Late Bloomer – On that note, I just wanted to mention again now much I enjoyed this book. The individual pages and the overall sequencing are in dialogue, pushing and pulling as you move through the work. As an object it feels soft and fragile, a good match for the soft pencil hues. Someone – maybe me, I’d like to – should write a long piece comparing Internet Comics to Late Bloomer. There are similarities, of course, but also interesting and important divergences.

Gertrude Stein – It’s nice to have delved into Stein so deeply several months ago and now have aspects of her work readily available in my mind without returning to the books themselves. It allows me to mentally focus on the aspects of the work that have meaning for me without getting dragged down by prose that really is challenging to wade through at times. I expect I won’t (re)read any Stein for several years now, but I look forward to continue thinking about her. 

Sec – No one understands better than Sarah Ferrick how text can be an active, essential, billowing visual element in a comic.

The Being Being – I think about this book all the time. It’s been on my nightstand for months. When will I reread it? Hopefully soon.

How to Make Comics – Builds up an idiosyncratic visual vocabulary, slowly teaches you that language, and then applies it to a careful examination of complex ideas. Asks you peel back layers.

Resistance Rhode Island and Time Capsule – Despite some hesitation, I’m thinking carefully about ways to talk more directly about the contemporary world and politics in my comics going forward. Of the things I read in 2016, these two works offered the best guidance on how to approach that challenging task while still retaining deep emotional resonance and artistic focus.
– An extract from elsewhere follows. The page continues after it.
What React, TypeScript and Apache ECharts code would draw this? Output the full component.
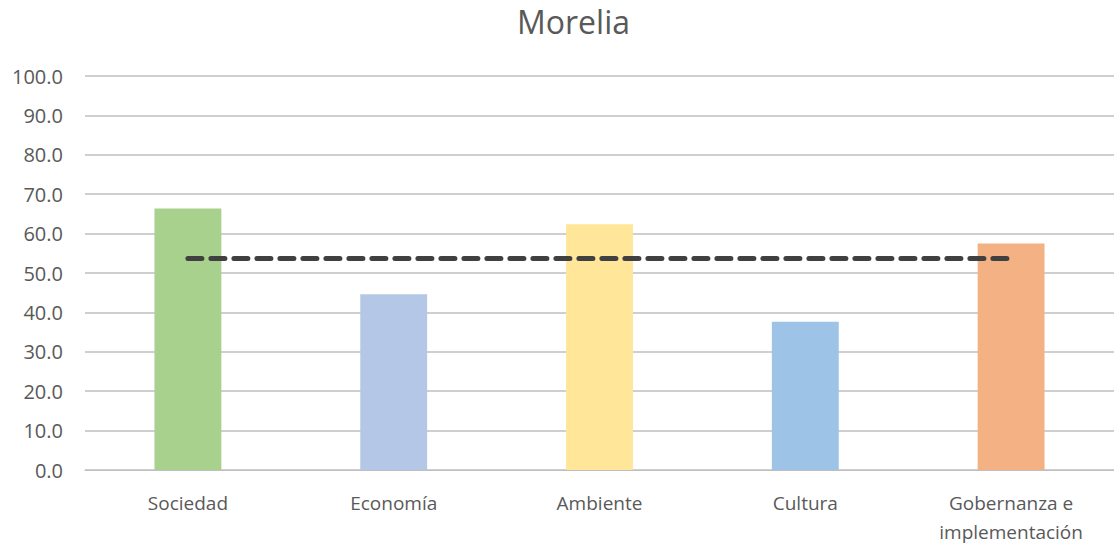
import React, { useEffect, useRef } from "react";
import * as echarts from "echarts";

const categories = ["Sociedad", "Economía", "Ambiente", "Cultura", "Gobernanza e\nimplementación"];
const values = [66.4, 44.6, 62.4, 37.6, 57.5];
const average = [53.7, 53.7, 53.7, 53.7, 53.7];
const barColors = ["#A9D18E", "#B4C7E7", "#FFE699", "#9DC3E6", "#F4B183"];
const title = "Morelia";

export default function App() {
  const ref = useRef<HTMLDivElement>(null);
  useEffect(() => {
    if (!ref.current) return;
    const chart = echarts.init(ref.current, null, { renderer: "svg" });
    const font = "'Open Sans', 'Noto Sans', sans-serif";
    chart.setOption({
      animation: false,
      title: {
        text: title,
        left: 512,
        top: 0,
        textStyle: { color: "#595959", fontSize: 32, fontWeight: "normal", fontFamily: font },
      },
      grid: { left: 85, right: 0, top: 76, bottom: 73, containLabel: false },
      xAxis: {
        type: "category",
        data: categories,
        axisLine: { lineStyle: { color: "#BFBFBF", width: 1 } },
        axisTick: { show: false },
        axisLabel: { color: "#595959", fontSize: 19, fontFamily: font, margin: 18, lineHeight: 29 },
      },
      yAxis: {
        type: "value",
        min: 0,
        max: 100,
        interval: 10,
        axisLine: { show: false },
        axisTick: { show: false },
        splitLine: { lineStyle: { color: "#BFBFBF", width: 1.5 } },
        axisLabel: {
          color: "#595959",
          fontSize: 20,
          fontFamily: font,
          margin: 22,
          formatter: (v: number) => v.toFixed(1),
        },
      },
      series: [
        {
          type: "bar",
          data: values.map((v, i) => ({ value: v, itemStyle: { color: barColors[i] } })),
          barWidth: "32.5%",
        },
        {
          type: "line",
          data: average,
          symbol: "none",
          lineStyle: { color: "#404040", width: 5, type: [14, 9], cap: "round" },
          z: 5,
        },
      ],
    });
    return () => chart.dispose();
  }, []);
  return <div ref={ref} style={{ position: "absolute", left: 0, top: 0, width: 1114, height: 546, background: "#fff" }} />;
}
Some thoughts, after a period of reflection, on my notes about my work throughout the year:

After several moments of deep anxiety in the past few months about not producing much work, I finished 15 pages in two weeks of very focused activity. Still have to color them. I’m hoping to finish another 30 pages for the same project in January, before other obligations likely consume me for at least a month or two.

I see looking back that I had anxiety about not being productive a few times earlier in the year as well. I made around 200 pages of new work this year, so feel free to scoff, though you probably haven’t seen most of it. One challenge is that I’m producing pages fairly quickly, which is great when I’m making work, but more frustrating when it leads me to be comfortable with a period of writing/thinking/otherwise not making final pages or with throwing away subpar work. Those are both good things in the long run but difficult things in the moment. Another challenge is valuing other aspects of my life in terms of Getting Things Done just as much as comics, even when they aren’t as quantifiably measurable.

I was also going to link to any work I had shared online this year, but I went back to find I hadn’t actually posted anything. Muscle Memory, Read & Erase, Some Comics came out in print, and I posted two old anthology contributions, but nothing new online. I’m surprised! More next year, I think. My goal is one new story each month. Nothing self-published in print from me in 2017 either. These monthly posts will continue, and be longer rather than shorter as often as I can manage. I hope they’re fun to read.

Another goal is trying to cautiously venture outside the comics world a little more. For instance I hope to visit galleries a little more often.  A relevant excerpt from an email to a friend, from early November: “I certainly feel constrained by the world of comics as well, but I think I remain tied to it because I know its contours, its hidden corners so well at this point. I understand at this point how to sell a small handful of my comics and how to have a nice time at SPX. It’s comfortable. I feel like I know the lay of the land, for better and for worse. How to avoid the parts of the world that don’t interest me. But to speak more about the art than the commerce/context, I continue to hope my most fertile ground is in trying to bridge the gap between my interest in Comics and Not-Comics.”

I don’t think Worst Year Ever is a useful idea but I’ve always found the end of the calendar a valuable time to reflect and set goals. I hope that’s true for you as well.